“Turkey’s Vanishing $8 Billion”
Bloomberg Business, January 29, 2015
“Something bizarre is happening on Turkey’s accounting books, and nobody’s quite sure why. Turkey attracted $7.9 billion of income from unexplained sources during the first eight months of 2014, compared to an outflow of $90 million during the same period a year ago, according to the central bank data. In the three months that followed, $5.6 billion of that left the country.
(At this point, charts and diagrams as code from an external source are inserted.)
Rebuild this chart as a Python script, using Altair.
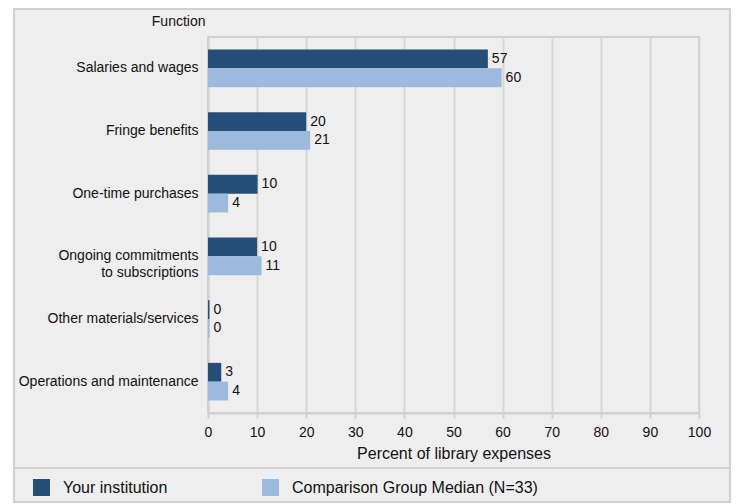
import altair as alt
import pandas as pd

categories = [
    "Salaries and wages",
    "Fringe benefits",
    "One-time purchases",
    "Ongoing commitments\nto subscriptions",
    "Other materials/services",
    "Operations and maintenance",
]
series = ["Your institution", "Comparison Group Median (N=33)"]
your_values = [57.0, 20.0, 10.1, 10.0, 0.3, 2.7]
comparison_values = [59.8, 20.8, 4.1, 10.9, 0.3, 4.1]
x_ticks = [0, 10, 20, 30, 40, 50, 60, 70, 80, 90, 100]
colors = ["#254e79", "#9bbade"]

rows = []
for c, a, b in zip(categories, your_values, comparison_values):
    rows.append({"category": c, "series": series[0], "value": a})
    rows.append({"category": c, "series": series[1], "value": b})
df = pd.DataFrame(rows)

FONT = "Liberation Sans"
PLOT_W, PLOT_H = 491, 376
PAD_L, PAD_T, PAD_R = 200, 29, 32
TOTAL_H = 495
PAD_B = TOTAL_H - PAD_T - PLOT_H

y_enc = alt.Y(
    "category:N",
    sort=categories,
    scale=alt.Scale(paddingInner=0.4, paddingOuter=0.2),
    axis=alt.Axis(
        title="Function",
        titleAngle=0,
        titleAlign="right",
        titleBaseline="alphabetic",
        titleX=-3,
        titleY=-12,
        titleFontSize=14,
        titleFontWeight="normal",
        titleColor="#111111",
        labelFontSize=14,
        labelColor="#111111",
        labelPadding=10,
        labelLineHeight=17,
        labelLimit=300,
        labelExpr="split(datum.label, '\\n')",
        ticks=False,
        domainColor="#d0d0d0",
        domainWidth=2,
    ),
)
yoff_enc = alt.YOffset("series:N", sort=series, scale=alt.Scale(paddingInner=0))
x_enc = alt.X(
    "value:Q",
    scale=alt.Scale(domain=[0, 100], nice=False),
    axis=alt.Axis(
        values=x_ticks,
        title="Percent of library expenses",
        titleFontSize=16,
        titleFontWeight="normal",
        titleColor="#111111",
        titlePadding=6,
        labelFontSize=14,
        labelColor="#111111",
        labelPadding=7,
        labelFlush=False,
        grid=True,
        gridColor="#d6d6d6",
        gridWidth=2,
        domainColor="#d0d0d0",
        domainWidth=2,
        tickColor="#d0d0d0",
        tickWidth=2,
        tickSize=5,
    ),
)

bars = alt.Chart(df).mark_bar().encode(
    y=y_enc,
    yOffset=yoff_enc,
    x=x_enc,
    color=alt.Color(
        "series:N",
        sort=series,
        scale=alt.Scale(domain=series, range=colors),
        legend=alt.Legend(
            title=None,
            orient="none",
            direction="horizontal",
            legendX=-175,
            legendY=442,
            padding=0,
            symbolType="square",
            symbolSize=289,
            symbolStrokeWidth=0,
            symbolOpacity=1,
            labelFontSize=16,
            labelColor="#111111",
            labelOffset=13,
            labelLimit=400,
            columnPadding=94,
        ),
    ),
)

labels = alt.Chart(df).mark_text(
    align="left", baseline="middle", dx=4, fontSize=14, color="#111111"
).encode(
    y=alt.Y("category:N", sort=categories),
    yOffset=alt.YOffset("series:N", sort=series),
    x=alt.X("value:Q"),
    text=alt.Text("value:Q", format=".0f"),
)

one = pd.DataFrame({"k": [0]})
frame = alt.Chart(one).mark_rect(
    fill="transparent", stroke="#d0d0d0", strokeWidth=2
).encode(
    x=alt.value(-PAD_L + 6), x2=alt.value(PLOT_W + PAD_R - 1),
    y=alt.value(-PAD_T + 1), y2=alt.value(PLOT_H + PAD_B - 1),
)
white_strip = alt.Chart(one).mark_rect(fill="white", stroke=None).encode(
    x=alt.value(-PAD_L), x2=alt.value(-PAD_L + 5),
    y=alt.value(-PAD_T), y2=alt.value(PLOT_H + PAD_B),
)
separator = alt.Chart(one).mark_rule(color="#d0d0d0", strokeWidth=2).encode(
    x=alt.value(-PAD_L + 6), x2=alt.value(PLOT_W + PAD_R - 1),
    y=alt.value(431),
)

chart = alt.layer(white_strip, frame, separator, bars, labels).properties(
    width=PLOT_W,
    height=PLOT_H,
    autosize=alt.AutoSizeParams(type="none"),
    padding={"left": PAD_L, "top": PAD_T, "right": PAD_R, "bottom": PAD_B},
    background="#eeeeee",
).configure(
    font=FONT,
).configure_view(
    fill="#eeeeee", stroke="#d0d0d0", strokeWidth=2
)

chart.save("out.html", embed_options={"renderer": "svg", "actions": False})
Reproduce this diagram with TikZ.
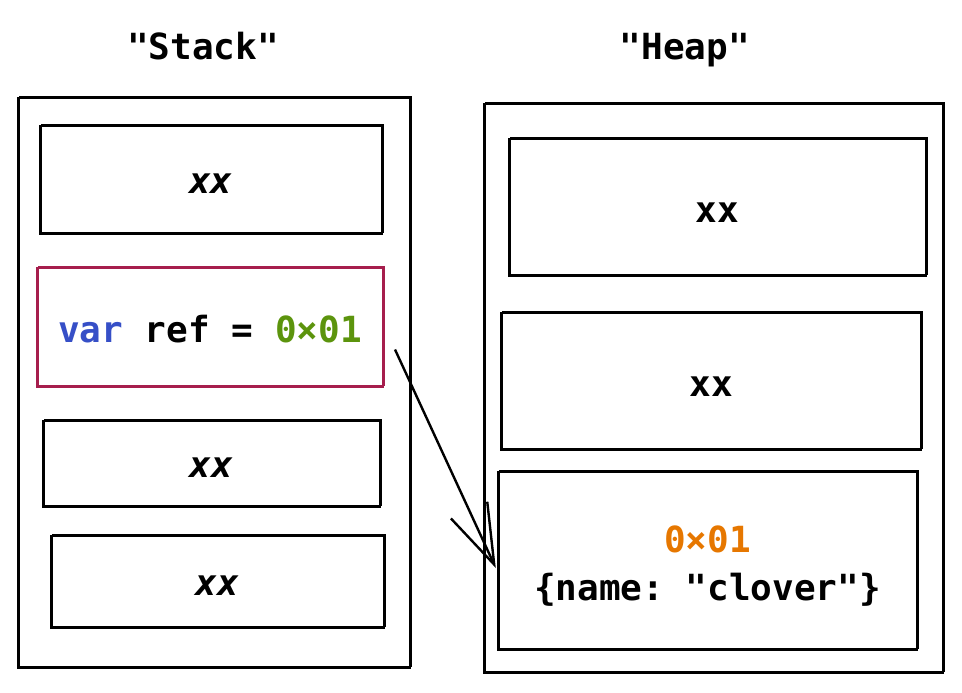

Unexplained flows of foreign funds into and out of the economy — marked as ‘net errors and omissions’ in Turkey’s Balance of Payments report — showed violent swings during the first 11 months of 2014. Outflows in November were estimated to be $3.46 billion, the biggest monthly exodus in more than 16 years, according to central bank data. … Note that it’s not uncommon for countries to have ‘net errors and omissions’ in their balance of payments sheets. What makes Turkey’s ‘puzzling’ is how big these flows are as a ratio to the country’s current account deficit…. The gap matters because economists use that to gauge how vulnerable Turkey’s economy is to sudden changes in global financial markets. And while fresh capital — any capital — helps in a country that desperately needs it, the fact that no one knows where some of that is coming from makes it especially difficult to predict when it will disappear. That’s exactly what happened in the latter months of 2014.”
Quickie Analysis: While there is some speculation that the mysterious money coming into Turkey may be capital fleeing Iraq and Syria, not knowing where it’s coming from, when it might suddenly stop coming, and when it might leave again exposes Turkey to unexpected and potentially destabilizing shortfalls in capital.